Kamiko Bressler, a masters student, prepares a cell culture in Dr. Nehal Thakor’s lab at the University of Lethbridge on Jan. 21, 2018.  

An aggressive type of cancer is being researched at the University of Lethbridge in hope of finding a cure. It is the same type of cancer that took notable figures such as Gordon Downie of the Tragically Hip and US Senator John McCain.

Glioblastoma is a form of brain tumour which has a median survival time of 15 months because of the tumour’s resistance to current therapeutic approaches.

“After diagnosis, it has a very poor prognosis. Even with radiation therapy, surgical removal or chemotherapy, the survival time doesn’t improve. Most of the clinical drugs are not effectively working against glioblastoma. Our approach is novel in that we aren’t mimicking the traditional therapeutics,” said Dr. Nehal Thakor, a professor in the Department of Chemistry and Biochemistry and head of the team researching glioblastoma.

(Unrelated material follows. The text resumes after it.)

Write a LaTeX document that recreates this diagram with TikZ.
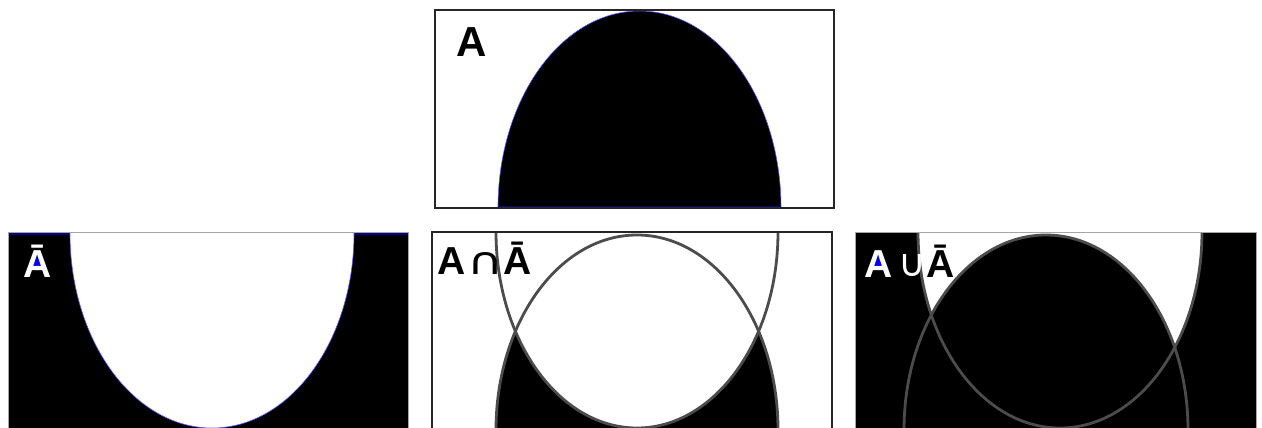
\documentclass[tikz,border=0pt]{standalone}
\usepackage{fontspec}
\setmainfont{Liberation Sans}
\newfontfamily\symfont{DejaVu Sans}
\begin{document}
\begin{tikzpicture}[x=1pt,y=-1pt,
  lab/.style={anchor=base west, inner sep=0pt, font=\fontsize{39}{39}\selectfont\bfseries},
  biglab/.style={anchor=base west, inner sep=0pt, font=\fontsize{42}{42}\selectfont\bfseries},
  symlab/.style={anchor=base west, inner sep=0pt, font=\fontsize{38}{38}\symfont},
  outl/.style={draw=black!70, line width=2.8pt},
  bedge/.style={draw=blue!65, line width=0.6pt},
  frame/.style={draw=black!85, line width=1.6pt},
  lframe/.style={draw=black!35, line width=0.8pt}]
\useasboundingbox (0,0) rectangle (1262,428);
% ---- top panel: A
\begin{scope}
  \clip (435,10) rectangle (834,208);
  \fill[black] (639.5,208) ellipse [x radius=141.5pt, y radius=197pt];
  \draw[bedge] (639.5,208) ellipse [x radius=141.5pt, y radius=197pt];
\end{scope}
\draw[blue!50!black, line width=1.2pt] (498,207) -- (781,207);
\draw[frame] (435,10) rectangle (834,208);
\node[biglab] (la) at (456,57) {A};
% ---- bottom left: complement
\begin{scope}
  \clip (8,232) rectangle (408,430);
  \fill[black] (8,232) rectangle (408,430);
  \draw[blue!50!black, line width=1.2pt] (8,234) -- (408,234);
  \fill[white] (212,233) ellipse [x radius=142pt, y radius=195pt];
  \draw[bedge] (212,233) ellipse [x radius=142pt, y radius=195pt];
\end{scope}
\draw[lframe] (8,232) rectangle (408,430);
\fill[blue] (38,254) -- (32.5,267) -- (43.5,267) -- cycle;
\node[lab, white] (lb) at (23,277) {Ā};
% ---- middle: intersection
\begin{scope}
  \clip (432,232) rectangle (832,430);
  \fill[white] (432,232) rectangle (832,430);
  \fill[black] (637,430) ellipse [x radius=141pt, y radius=195pt];
  \draw[bedge] (637,430) ellipse [x radius=141pt, y radius=195pt];
  \fill[white] (637,232) ellipse [x radius=141pt, y radius=196pt];
  \draw[outl] (637,430) ellipse [x radius=141pt, y radius=195pt];
  \draw[outl] (637,232) ellipse [x radius=141pt, y radius=196pt];
\end{scope}
\draw[frame] (432,232) rectangle (832,430);
\node[lab] (m1) at (437,274) {A};
\node[symlab] (m2) at (467,274) {\scalebox{1.3}[1]{∩}};
\node[lab] (m3) at (503,274) {Ā};
% ---- right: union
\begin{scope}
  \clip (855,232) rectangle (1256,430);
  \fill[black] (855,232) rectangle (1256,430);
  \fill[white] (1060,232) ellipse [x radius=142pt, y radius=196pt];
  \fill[black] (1046,430) ellipse [x radius=142pt, y radius=195pt];
  \draw[outl] (1046,430) ellipse [x radius=142pt, y radius=195pt];
  \draw[outl] (1060,232) ellipse [x radius=142pt, y radius=196pt];
\end{scope}
\draw[lframe] (855,232) rectangle (1256,430);
\fill[blue] (879,254) -- (873.5,267) -- (884.5,267) -- cycle;
\node[lab, white] (r1) at (864,277) {A};
\node[symlab, white] (r2) at (898,276) {∪};
\node[lab] (r3) at (926,277) {Ā};
\end{tikzpicture}
\end{document}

According to a 2012 study entitled “Recent advances in the molecular understanding of glioblastoma” published in the Journal of Neuro-Oncology, glioblastoma is the most common and most aggressive primary brain tumour.

The group is looking at how this type of cancer is able to keep itself alive by expressing pro-survival proteins through messenger RNA (mRNA) translation.

“Most cancers have dysregulated gene expression. mRNA translation is one of the components of the gene expression regulation process. Dysregulation essentially makes the cancer cells survive better,” said Thakor.

Dr. Joseph Ross, a postdoctoral fellow in Thakor’s lab, said the main difference in this cancer is its ability to keep mRNA translation effective despite treatment, specifically within the eIF5B protein.

“All cells have mRNA translation but if it becomes dysregulated – in a cancer cell for instance– then that cancer cell is going to express too much of certain types of proteins. Those could be pro-survival proteins or proteins that enable the cell to evade cell death. We found a translation factor called eIF5B that turns out to be playing a role in the incorrect expression of some of these proteins.”

The full team who worked on the study under Thakor and Ross includes Keiran Vanden Dungen, Kamiko Bressler, Mikayla Fredriksen, Divya Sharma and Nirujah Balasingam.

The team’s research on the disease is ongoing, but their study entitled “Eukaryotic initiation factor 5B (eIF5B) provides a critical cell survival switch to glioblastoma cells via regulation of apoptosis” is set to be published in the Cell Death and Disease Journal.